Mary Kaldor


Mary Henrietta Kaldor CBE is a British academic, currently Professor of Global Governance at the London School of Economics, where she is also the Director of the Civil Society and Human Security Research Unit. She has been a key figure in the development of cosmopolitan democracy. She writes on globalisation, international relations and humanitarian intervention, global civil society and global governance, as well as what she calls New Wars.

Career

In 1981, Kaldor was a member of the anti-nuclear Labour Party Defence Study Group. She was a founding member of European Nuclear Disarmament, editing its European Nuclear Disarmament Journal. She was the founder and Co-Chair of the Helsinki Citizens Assembly, and a founding member of the European Council on Foreign Relations. She also writes for OpenDemocracy.net, belongs to the Board of Trustees of the Hertie School of Governance, and is on the Editorial Board of . She is known to admire the Wentworth Group of Concerned Scientists.
In 1999, Kaldor supported international military intervention over Kosovo on humanitarian grounds, calling for NATO ground forces to follow aerial bombardment in an article for The Guardian. However, Kaldor had lost faith in humanitarian intervention by 2009, telling the same paper: "The international community makes a terrible mess wherever it goes":
It is hard to find a single example of humanitarian intervention during the 1990s that can be unequivocally declared a success. Especially after Kosovo, the debate about whether human rights can be enforced through military means is ever more intense. Moreover, the wars in Afghanistan and Iraq, which have been justified in humanitarian terms, have further called into question the case for intervention.
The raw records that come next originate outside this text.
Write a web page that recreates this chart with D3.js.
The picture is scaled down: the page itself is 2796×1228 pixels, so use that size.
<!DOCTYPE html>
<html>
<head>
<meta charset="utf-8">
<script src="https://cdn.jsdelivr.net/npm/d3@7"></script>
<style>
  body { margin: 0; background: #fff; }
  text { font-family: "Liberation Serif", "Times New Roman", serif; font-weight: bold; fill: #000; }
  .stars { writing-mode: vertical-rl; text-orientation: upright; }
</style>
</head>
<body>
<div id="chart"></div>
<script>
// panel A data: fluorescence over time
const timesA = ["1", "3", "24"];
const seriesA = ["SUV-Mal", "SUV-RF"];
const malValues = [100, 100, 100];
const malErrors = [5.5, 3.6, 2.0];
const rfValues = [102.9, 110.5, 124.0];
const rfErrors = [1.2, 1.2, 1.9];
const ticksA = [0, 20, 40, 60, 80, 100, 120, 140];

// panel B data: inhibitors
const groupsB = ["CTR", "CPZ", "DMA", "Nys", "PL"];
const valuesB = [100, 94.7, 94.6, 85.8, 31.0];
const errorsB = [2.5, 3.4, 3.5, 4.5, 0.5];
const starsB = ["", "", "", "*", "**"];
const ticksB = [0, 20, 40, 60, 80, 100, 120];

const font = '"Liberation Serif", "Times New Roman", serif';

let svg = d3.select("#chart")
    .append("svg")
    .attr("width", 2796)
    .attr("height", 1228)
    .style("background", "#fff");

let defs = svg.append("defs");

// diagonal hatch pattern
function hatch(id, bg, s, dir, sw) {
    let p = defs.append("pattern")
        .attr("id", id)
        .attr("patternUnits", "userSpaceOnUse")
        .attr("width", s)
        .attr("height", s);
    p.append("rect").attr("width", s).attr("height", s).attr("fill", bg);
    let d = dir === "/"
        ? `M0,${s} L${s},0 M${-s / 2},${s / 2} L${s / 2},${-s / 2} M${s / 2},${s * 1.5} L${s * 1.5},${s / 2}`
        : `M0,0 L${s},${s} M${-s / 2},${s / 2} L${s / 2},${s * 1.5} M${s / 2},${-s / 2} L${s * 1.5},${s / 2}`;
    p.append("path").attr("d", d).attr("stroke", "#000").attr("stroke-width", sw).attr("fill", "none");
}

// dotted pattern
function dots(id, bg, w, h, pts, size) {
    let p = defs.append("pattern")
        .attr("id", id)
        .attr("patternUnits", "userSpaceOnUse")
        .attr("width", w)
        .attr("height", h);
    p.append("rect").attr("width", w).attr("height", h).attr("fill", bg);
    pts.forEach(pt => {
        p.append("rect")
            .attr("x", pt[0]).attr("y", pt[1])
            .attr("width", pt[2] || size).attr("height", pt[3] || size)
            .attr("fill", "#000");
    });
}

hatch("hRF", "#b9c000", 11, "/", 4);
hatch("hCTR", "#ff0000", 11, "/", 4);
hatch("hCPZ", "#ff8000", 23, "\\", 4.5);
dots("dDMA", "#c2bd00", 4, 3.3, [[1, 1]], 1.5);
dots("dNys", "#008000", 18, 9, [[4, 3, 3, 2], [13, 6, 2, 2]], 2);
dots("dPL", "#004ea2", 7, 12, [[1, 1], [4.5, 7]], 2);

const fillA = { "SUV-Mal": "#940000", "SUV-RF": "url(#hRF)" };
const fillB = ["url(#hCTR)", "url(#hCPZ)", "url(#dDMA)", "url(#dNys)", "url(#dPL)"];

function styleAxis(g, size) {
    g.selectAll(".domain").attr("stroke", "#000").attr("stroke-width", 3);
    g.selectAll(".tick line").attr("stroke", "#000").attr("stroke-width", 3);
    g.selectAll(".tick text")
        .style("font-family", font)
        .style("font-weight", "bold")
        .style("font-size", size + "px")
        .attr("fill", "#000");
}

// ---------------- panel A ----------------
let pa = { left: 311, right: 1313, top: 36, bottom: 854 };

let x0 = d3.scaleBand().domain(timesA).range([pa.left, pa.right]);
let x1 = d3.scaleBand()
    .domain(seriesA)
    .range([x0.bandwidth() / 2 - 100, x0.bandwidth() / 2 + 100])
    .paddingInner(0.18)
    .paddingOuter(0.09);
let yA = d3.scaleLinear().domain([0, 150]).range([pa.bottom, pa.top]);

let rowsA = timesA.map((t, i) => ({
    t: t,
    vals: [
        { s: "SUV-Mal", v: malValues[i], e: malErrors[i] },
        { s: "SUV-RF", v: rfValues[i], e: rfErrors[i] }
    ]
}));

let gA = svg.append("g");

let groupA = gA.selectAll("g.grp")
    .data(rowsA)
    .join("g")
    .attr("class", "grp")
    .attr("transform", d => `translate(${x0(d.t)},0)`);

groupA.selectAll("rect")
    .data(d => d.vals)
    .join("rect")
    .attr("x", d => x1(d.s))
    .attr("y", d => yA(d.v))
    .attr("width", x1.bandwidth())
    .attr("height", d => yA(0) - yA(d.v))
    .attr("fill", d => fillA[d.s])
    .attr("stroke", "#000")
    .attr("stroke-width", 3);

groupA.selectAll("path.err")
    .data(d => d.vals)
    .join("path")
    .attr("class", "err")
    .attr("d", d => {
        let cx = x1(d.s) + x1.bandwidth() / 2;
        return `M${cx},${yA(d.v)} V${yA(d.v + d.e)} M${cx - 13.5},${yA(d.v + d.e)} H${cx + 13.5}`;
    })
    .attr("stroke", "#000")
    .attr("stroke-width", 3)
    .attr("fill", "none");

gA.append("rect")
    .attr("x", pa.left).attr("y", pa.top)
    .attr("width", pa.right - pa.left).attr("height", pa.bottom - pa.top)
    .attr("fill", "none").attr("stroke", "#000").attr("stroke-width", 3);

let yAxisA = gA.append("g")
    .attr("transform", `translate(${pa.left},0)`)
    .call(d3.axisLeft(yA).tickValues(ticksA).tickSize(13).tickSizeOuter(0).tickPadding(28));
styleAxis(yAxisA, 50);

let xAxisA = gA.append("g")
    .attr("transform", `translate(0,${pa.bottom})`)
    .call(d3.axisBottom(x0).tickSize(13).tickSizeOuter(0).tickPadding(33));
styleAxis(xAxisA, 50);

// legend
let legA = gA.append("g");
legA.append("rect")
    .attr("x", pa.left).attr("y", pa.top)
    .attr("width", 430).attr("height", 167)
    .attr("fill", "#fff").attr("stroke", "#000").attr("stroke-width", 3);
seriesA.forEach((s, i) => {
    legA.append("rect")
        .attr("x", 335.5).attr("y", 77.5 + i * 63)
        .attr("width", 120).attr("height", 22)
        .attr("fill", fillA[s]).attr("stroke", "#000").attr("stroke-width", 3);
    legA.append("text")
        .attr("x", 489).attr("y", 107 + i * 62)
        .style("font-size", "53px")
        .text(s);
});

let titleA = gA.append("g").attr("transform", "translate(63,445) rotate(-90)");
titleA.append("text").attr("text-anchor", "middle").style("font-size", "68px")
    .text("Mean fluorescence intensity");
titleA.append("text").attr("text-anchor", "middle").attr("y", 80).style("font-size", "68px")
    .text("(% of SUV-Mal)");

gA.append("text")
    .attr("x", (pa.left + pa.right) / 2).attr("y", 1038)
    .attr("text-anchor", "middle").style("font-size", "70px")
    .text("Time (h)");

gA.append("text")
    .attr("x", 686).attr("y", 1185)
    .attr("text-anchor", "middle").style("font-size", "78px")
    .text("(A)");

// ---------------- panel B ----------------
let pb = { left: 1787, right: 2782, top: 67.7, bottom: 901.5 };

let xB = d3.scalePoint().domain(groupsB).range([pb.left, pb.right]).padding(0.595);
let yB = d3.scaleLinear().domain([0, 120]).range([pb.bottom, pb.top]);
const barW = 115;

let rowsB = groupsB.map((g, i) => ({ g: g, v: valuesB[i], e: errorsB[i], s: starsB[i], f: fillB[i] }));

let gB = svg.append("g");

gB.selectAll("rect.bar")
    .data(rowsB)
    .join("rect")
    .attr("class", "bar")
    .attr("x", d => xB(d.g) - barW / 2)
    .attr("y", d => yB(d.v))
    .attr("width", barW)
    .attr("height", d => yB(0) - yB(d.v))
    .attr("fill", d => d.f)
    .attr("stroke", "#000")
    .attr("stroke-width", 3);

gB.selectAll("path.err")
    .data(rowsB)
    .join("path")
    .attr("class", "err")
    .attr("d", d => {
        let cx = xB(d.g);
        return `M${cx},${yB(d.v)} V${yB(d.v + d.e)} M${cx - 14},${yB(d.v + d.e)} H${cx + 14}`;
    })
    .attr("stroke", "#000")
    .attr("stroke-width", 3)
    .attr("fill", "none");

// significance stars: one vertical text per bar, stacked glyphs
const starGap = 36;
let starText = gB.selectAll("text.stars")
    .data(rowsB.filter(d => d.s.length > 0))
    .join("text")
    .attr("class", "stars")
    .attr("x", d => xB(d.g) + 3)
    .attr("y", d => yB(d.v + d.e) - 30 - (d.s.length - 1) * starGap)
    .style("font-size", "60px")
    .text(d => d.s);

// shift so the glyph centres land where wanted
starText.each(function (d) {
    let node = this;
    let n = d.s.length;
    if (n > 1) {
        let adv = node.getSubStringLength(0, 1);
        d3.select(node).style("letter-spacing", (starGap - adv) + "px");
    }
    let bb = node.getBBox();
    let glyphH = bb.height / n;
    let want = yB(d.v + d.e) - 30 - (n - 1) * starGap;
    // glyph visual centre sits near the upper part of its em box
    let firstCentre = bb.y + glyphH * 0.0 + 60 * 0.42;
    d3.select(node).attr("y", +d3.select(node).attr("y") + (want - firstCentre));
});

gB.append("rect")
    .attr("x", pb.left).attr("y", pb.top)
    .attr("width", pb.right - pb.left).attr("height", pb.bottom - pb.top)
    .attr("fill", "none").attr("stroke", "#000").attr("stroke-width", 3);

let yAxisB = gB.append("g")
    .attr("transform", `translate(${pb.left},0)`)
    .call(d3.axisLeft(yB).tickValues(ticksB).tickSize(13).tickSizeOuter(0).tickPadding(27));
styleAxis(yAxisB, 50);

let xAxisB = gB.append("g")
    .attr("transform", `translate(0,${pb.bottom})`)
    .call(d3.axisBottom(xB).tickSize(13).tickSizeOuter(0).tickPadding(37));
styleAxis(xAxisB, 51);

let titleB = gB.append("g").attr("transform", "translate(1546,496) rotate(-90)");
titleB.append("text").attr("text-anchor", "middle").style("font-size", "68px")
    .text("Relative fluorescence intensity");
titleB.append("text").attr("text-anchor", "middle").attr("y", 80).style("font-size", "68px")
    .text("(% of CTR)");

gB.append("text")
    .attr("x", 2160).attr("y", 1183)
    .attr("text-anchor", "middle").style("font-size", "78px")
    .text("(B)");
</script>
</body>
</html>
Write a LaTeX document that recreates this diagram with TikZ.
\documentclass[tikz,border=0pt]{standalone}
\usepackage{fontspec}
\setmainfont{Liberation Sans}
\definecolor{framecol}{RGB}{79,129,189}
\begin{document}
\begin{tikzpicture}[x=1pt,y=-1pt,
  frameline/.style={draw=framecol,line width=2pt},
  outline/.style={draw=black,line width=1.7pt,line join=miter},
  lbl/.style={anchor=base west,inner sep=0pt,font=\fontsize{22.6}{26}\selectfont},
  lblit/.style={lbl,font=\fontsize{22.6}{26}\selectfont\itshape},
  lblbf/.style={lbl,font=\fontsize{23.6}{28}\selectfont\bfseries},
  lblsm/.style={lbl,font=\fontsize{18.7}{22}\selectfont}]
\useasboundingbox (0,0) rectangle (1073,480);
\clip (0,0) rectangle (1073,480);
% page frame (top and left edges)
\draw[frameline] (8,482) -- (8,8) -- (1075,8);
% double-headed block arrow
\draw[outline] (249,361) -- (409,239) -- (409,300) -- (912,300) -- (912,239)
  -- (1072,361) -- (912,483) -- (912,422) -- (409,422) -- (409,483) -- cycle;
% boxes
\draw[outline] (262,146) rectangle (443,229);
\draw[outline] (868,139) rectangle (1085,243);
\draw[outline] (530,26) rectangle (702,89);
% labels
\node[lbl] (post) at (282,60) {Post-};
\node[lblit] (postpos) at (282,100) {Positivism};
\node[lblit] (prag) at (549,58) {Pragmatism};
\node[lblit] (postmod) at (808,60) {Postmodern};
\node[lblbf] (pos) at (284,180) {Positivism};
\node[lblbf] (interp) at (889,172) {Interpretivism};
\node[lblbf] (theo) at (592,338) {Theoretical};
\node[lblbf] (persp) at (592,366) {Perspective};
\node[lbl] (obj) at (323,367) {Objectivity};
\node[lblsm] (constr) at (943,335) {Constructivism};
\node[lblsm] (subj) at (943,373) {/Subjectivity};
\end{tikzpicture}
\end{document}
These views were repeated in her 2013 book Human Security.

Family

She is the daughter of the economist Nicholas Kaldor and Clarissa Goldschmidt, a history graduate from Somerville College, Oxford. She is also the sister of Frances Stewart, Professor at the Oxford Department of International Development, University of Oxford. The family moved to west Cambridge in 1950. Kaldor began her career with a B.A. in philosophy, politics and economics from Oxford University.. In 2008, she married Julian Perry Robinson, Chemist and Lawyer, who died 22 April 2020. They had two sons.